- B pertama, bisa membuka usaha sendiri. Bekal keterampilan yang diperoleh saat sekolah bisa diterapkan dengan membuka usaha. Usaha apa saja. Sesuai bidangnya lebih afdol. Kemampuan berwirausaha memang sudah dibekali selama sekolah dalam bentuk mata pelajaran kewirausahaan.
- B kedua, bisa langsung bekerja. Lulusan SMK mestinya bisa langsung bekerja sesuai bidangnya. Banyak perusahaan yang melakukan rekruitmen tenaga kerja lulusan SMK melalui bursa kerja khusus (BKK) dimasing-masing SMK. Melalui serangkaian tes yang diselenggarakan BKK bekerjasama perusahan perekrut. Tes dilakukan untuk mengukur kemampuan siswa mulai tes potensi akademik, psikotest bahkan tes keterampilan. Perusahaan tidak mau spekulasi tentang kompetensi calon tenaga kerja. Hanya yang memenuhi syarat bisa direkkrut menjadi karyawan.

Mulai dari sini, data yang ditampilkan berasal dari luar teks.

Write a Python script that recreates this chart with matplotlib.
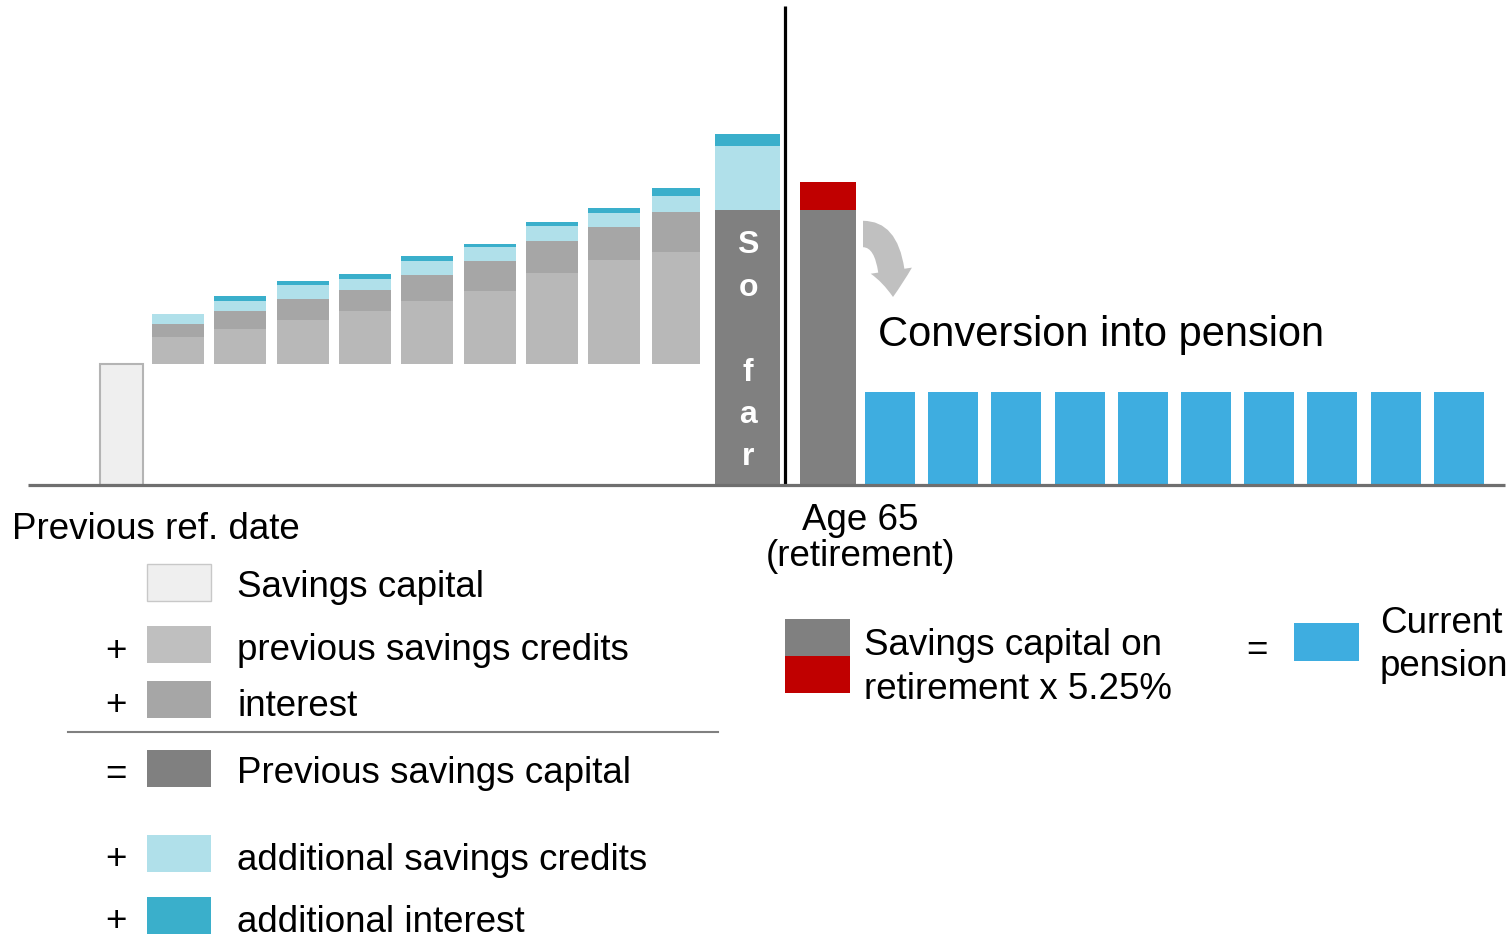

Bagi SMK yang belum memiliki BKK bisa bergabung dengan SMK yang memiliki BKK.
- B yang ketiga, bisa melanjutkan kuliah atau belajar ke jenjang yang lebih tinggi. Siswa SMK tidak hanya dibekali pelajaran keterampilan saja namun pelajaran umum juga berupa teori ilmu dasar seperti matematika, bahasa dan lain-lain. Dengan begitu siswa mempunyai kesempatan untuk melanjutkan kejenjang perguruan tinggi. Jurusan yang dipilih dapat linear dengan kompetensi keahlian saat di SMK atau juga berbeda.
- Pertama, Mental lulusan SMK belum matang dalam mengelola emosinya. Idealisme yang tinggi dan harapan yang berlebihan terhadap pekerjaannya untuk hidup mapan dengan gaji tinggi. Tekanan kerja sering membuat pekerja atau calon tenaga stress duluan sebelum masuk dunia kerja. Adaptasi yang lambat dengan pekerjaan menambah beban mental apalagi pekerjaan yang didapat tidak sesuai dengan ekspektasi atau keinginan calon pekerja tersebut.
- Kedua, Kompetensi yang dimiliki ketinggalan zaman. Perubahan zaman berdampak pada perubahan dalam segala aspek. Di dunia kerjapun juga sama. Banyak perubahan budaya dan teknologi yang berkembang pesat. Bahkan ada statement bahwa perkembangan ilmu pengetahuan di dunia kerja lebih cepat daripada dunia akademik. Peralatan yang dimiliki sekolah sudah jadul (jaman dulu) namun tetap saja dibuat untuk pembelajaran. Sehingga timbul gap (jarak) antara perkembangan teknologi di dunia kerja jauh meninggalkan dunia pendidikan. Banyak cara ditempuh untuk mengatasi hal ini mulai penyediaan peralatan praktik baru, magang kerja bagi pendidik di dunia kerja, ataupun sinkronisasi kurikulum SMK dengan DU/DI (dunia usaha dan dunia industri).
- Ketiga, Calon pekerja yang tidak terampil. Setiap perusahaan pasti mensyaratkan kualifikasi akademik dan memiliki kompetensi pada setiap rekruitmen tenaga kerja baru. Dan tidak semua SMK mampu meluluskan siswa dengan kompetensi yang bagus. Apalagi kondisi sarana praarana tidak mendukung. Masih banyak SMK dengan fasilitas yang terbatas.
- Keempat, Keinginan bekerja bukan berwirausaha. Sudah umum, lulusan SMK bercita-cita ingin bekerja di dunia kerja. Dapat pekerjaan bagus dan punya jabatan dengan gaji tinggi paling didamba lulusan SMK. Padahal lapangan kerja terbatas dan berbanding terbalik dengan jumlah pencari pekerja. Mindset sudah lama terbentuk. Sulit dirubah. Padahal peluang besar menjadi wirausaha. Tren bisnis yang mulai berubah. Dari trasaksi tunai menjadi non tunai atau penggunaan uang elektronik sudah menjadi kebutuhan. Munculnya bisnis online menjadi peluang baru. Semua serba online. Perusahaan startup berjamuran. Financial technology banyak terbentuk, menjadi peluang baru.
SMK sebagai penghasil tenaga kerja harus berbenah mulai dari penyelenggaraan pendidikan, sarana prasarana harus update, guru yang profesional dan pembekalan soft skill dalam pembelajaran jangan hard skill saja. Bila soft skill dan hard skill dimiliki lulusan SMK maka lulusan tidak siap kerja tidak terjadi. Semoga.